An intermission makes a movie more of an event. It’s also good for bathroom breaks and concession sales.
I looked through the porthole at intermission and was surprised to see the projector still running. Was that blank film or leader going through the projector for about 15 minutes? I always thought everything was turned off during intermission.
I tried to find a way into the projection booth at intermission, but I only saw doors for storage closets. I could have thanked you personally! But I’ll thank you from here. That is so cool the way you’re carrying on your dad’s tradition. Where did he project 2001 50 years ago, and was it in Cinerama?
I went to the 7 PM show on Tuesday night.
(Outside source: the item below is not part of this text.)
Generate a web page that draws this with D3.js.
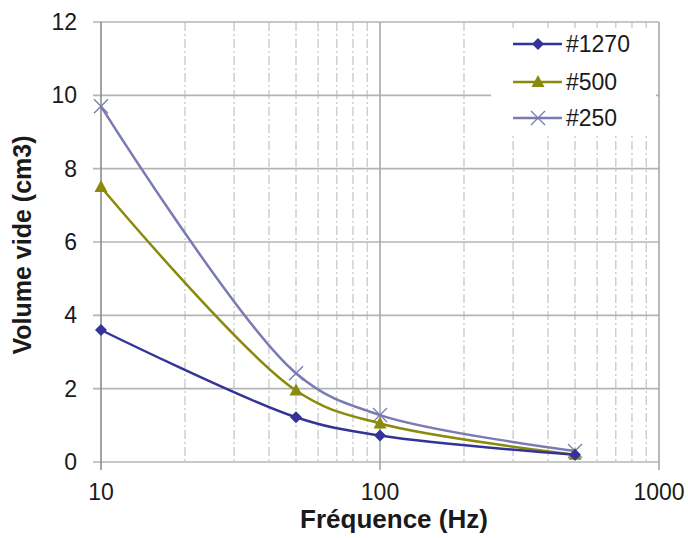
<!DOCTYPE html>
<html>
<head>
<meta charset="utf-8">
<script src="https://cdn.jsdelivr.net/npm/d3@7"></script>
<style>
  body { margin: 0; background: #fff; }
  text { font-family: "Liberation Sans", Arial, sans-serif; }
</style>
</head>
<body>
<svg id="chart" width="688" height="538"></svg>
<script>
// data
var freqs = [10, 50, 100, 500];
var s1270 = [3.6, 1.22, 0.72, 0.2];
var s500 = [7.5, 1.95, 1.05, 0.2];
var s250 = [9.7, 2.42, 1.28, 0.3];
var seriesNames = ["#1270", "#500", "#250"];
var seriesColors = ["#333399", "#8a8a0c", "#7a7ab4"];
var seriesShapes = ["diamond", "triangle", "cross"];
var yTicks = [0, 2, 4, 6, 8, 10, 12];
var xTicks = [10, 100, 1000];

var svg = d3.select("#chart");
var plotLeft = 101, plotRight = 659, plotTop = 22, plotBottom = 462;

var x = d3.scaleLog().domain([10, 1000]).range([plotLeft, plotRight]);
var y = d3.scaleLinear().domain([0, 12]).range([plotBottom, plotTop]);

// minor vertical grid (dash-dot)
var minor = [];
[10, 100].forEach(function (d) {
  for (var k = 2; k <= 9; k++) minor.push(d * k);
});
svg.append("g").selectAll("line").data(minor).enter().append("line")
  .attr("x1", function (d) { return x(d); }).attr("x2", function (d) { return x(d); })
  .attr("y1", plotTop).attr("y2", plotBottom)
  .attr("stroke", "#c8c8c8").attr("stroke-width", 1.3)
  .attr("stroke-dasharray", "9,3,2,3");

// horizontal grid
svg.append("g").selectAll("line").data(yTicks).enter().append("line")
  .attr("x1", plotLeft - 8).attr("x2", plotRight)
  .attr("y1", function (d) { return y(d); }).attr("y2", function (d) { return y(d); })
  .attr("stroke", "#b4b4b4").attr("stroke-width", 1.6);

// major vertical grid
svg.append("g").selectAll("line").data(xTicks).enter().append("line")
  .attr("x1", function (d) { return x(d); }).attr("x2", function (d) { return x(d); })
  .attr("y1", plotTop).attr("y2", plotBottom + 8)
  .attr("stroke", function (d, i) { return i == 0 ? "#8c8c8c" : "#a8a8a8"; })
  .attr("stroke-width", 1.6);

// y tick labels
svg.append("g").selectAll("text").data(yTicks).enter().append("text")
  .attr("x", 77).attr("y", function (d) { return y(d) + 8; })
  .attr("text-anchor", "end").attr("font-size", 23).attr("fill", "#1a1a1a")
  .text(function (d) { return d; });

// x tick labels
svg.append("g").selectAll("text").data(xTicks).enter().append("text")
  .attr("x", function (d) { return x(d); }).attr("y", 500)
  .attr("text-anchor", "middle").attr("font-size", 23).attr("fill", "#1a1a1a")
  .text(function (d) { return d; });

// axis titles
svg.append("text").attr("x", 394).attr("y", 528)
  .attr("text-anchor", "middle").attr("font-size", 26).attr("font-weight", "bold")
  .attr("fill", "#1a1a1a").text("Fréquence (Hz)");
svg.append("text").attr("transform", "translate(31,245) rotate(-90)")
  .attr("text-anchor", "middle").attr("font-size", 25).attr("font-weight", "bold")
  .attr("fill", "#1a1a1a").text("Volume vide (cm3)");

// legend background
svg.append("rect").attr("x", 491).attr("y", 28).attr("width", 165).attr("height", 106)
  .attr("fill", "#fff");

function marker(g, shape, color, cx, cy) {
  if (shape == "diamond") {
    g.append("path").attr("d", "M0,-6L6,0L0,6L-6,0Z")
      .attr("transform", "translate(" + cx + "," + cy + ")")
      .attr("fill", color);
  } else if (shape == "triangle") {
    g.append("path").attr("d", "M0,-7L6.5,5L-6.5,5Z")
      .attr("transform", "translate(" + cx + "," + cy + ")")
      .attr("fill", color);
  } else {
    g.append("path").attr("d", "M-7,-7L7,7M-7,7L7,-7")
      .attr("transform", "translate(" + cx + "," + cy + ")")
      .attr("stroke", color).attr("stroke-width", 1.3).attr("fill", "none");
  }
}

var allSeries = [s1270, s500, s250];
var line = d3.line()
  .x(function (d, i) { return x(freqs[i]); })
  .y(function (d) { return y(d); })
  .curve(d3.curveCatmullRom.alpha(0.5));

// draw back to front so #1270 ends on top like the picture
[2, 1, 0].forEach(function (s) {
  var g = svg.append("g");
  g.append("path").datum(allSeries[s]).attr("d", line)
    .attr("fill", "none").attr("stroke", seriesColors[s]).attr("stroke-width", 2.5);
  allSeries[s].forEach(function (v, i) {
    marker(g, seriesShapes[s], seriesColors[s], x(freqs[i]), y(v));
  });
});

// legend entries
var legendY = [44, 82, 118];
seriesNames.forEach(function (name, i) {
  var g = svg.append("g");
  g.append("line").attr("x1", 513).attr("x2", 562)
    .attr("y1", legendY[i]).attr("y2", legendY[i])
    .attr("stroke", seriesColors[i]).attr("stroke-width", 2.5);
  marker(g, seriesShapes[i], seriesColors[i], 538, legendY[i]);
  g.append("text").attr("x", 566).attr("y", legendY[i] + 8)
    .attr("font-size", 23).attr("fill", "#1a1a1a").text(name);
});
</script>
</body>
</html>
About 30 people in the audience. Don’t know if Mark was running this show, but as far as projection and sound go, both shows at the AMC Garden State rank in the top tier of my 77 total theatrical viewings. Only way to improve it: a bigger, more enthusiastic audience (I missed the way the NYC audiences laughed at many of HAL’s lines), and curtains.
An ad like this might be able to boost attendance. Still, it’s doing quite well for a movie that’s 50 years old.
Mark, your colleague on Sunday did a fine job on the lights as well. Too bad there were no curtains, but I’m just happy the movie played here at all, with absolutely no advertising that I was aware of.
I would estimate the screen size in AMC Garden State theater #15 in Paramus as 60 feet wide, which was the same size as the screen at the original Stanley Warner Route 4 down the road, which played 2001 many times. Lots of head turning was necessary from the front row, which is a good way to watch 2001. About 30 people were there for the 3:30 PM show on Sunday.
One nice thing: the exit music played out to the very end. That’s about 5 or 6 minutes, but it wasn’t cut off. I will probably be going back before the engagement ends.
I’m glad the show went so well. I saw The Bridge on the River Kwai here several years ago, in 35mm CinemaScope. The movie and the theater were both very impressive.
I would estimate the screen size in theater #15 as 60 feet wide, which was the same size as the screen at the original Stanley Warner Route 4, which played 2001 many times. Lots of head turning was necessary from the front row, which is a good way to watch 2001. About 30 people were there for the 3:30 PM show today.
Mark, thanks for that great compliment. By the way, I am going to see it today in Paramus. I’ve got to see it in as many different theaters as I can!
Thanks, NYer! Haven’t got too many anniversaries like this. Only other movie one is Star Wars (5/25/1977). I have a couple of album ones, like Sgt. Pepper’s (6/1/1967) and Led Zeppelin IV (11/8/1971).
You’re right. If I could, I’d take back everyone who ever posted on this Capitol Theatre page.
June 15, 1968, 1:30 PM: today is my personal 50th anniversary with “2001” and the Capitol. An incomparable movie/theater combination. Who’s got a time machine?
Ericeman: I’m going to the AMC Garden State 16 on Sunday and I’ll ask about the screen size. If nobody knows, I’ll give you my best estimate.
Mark, I’m sure your colleague will do just as good a job as you. It must be a projectionist’s dream to get your hands on a 70mm print.
The Union County Arts Center is a great place to see classic films. I saw The Bridge on the River Kwai there a few years ago.
For three out of the past four weeks, the highest grossing movie in the US based on per-screen average has been “2001”. If only Stanley were still alive to see this.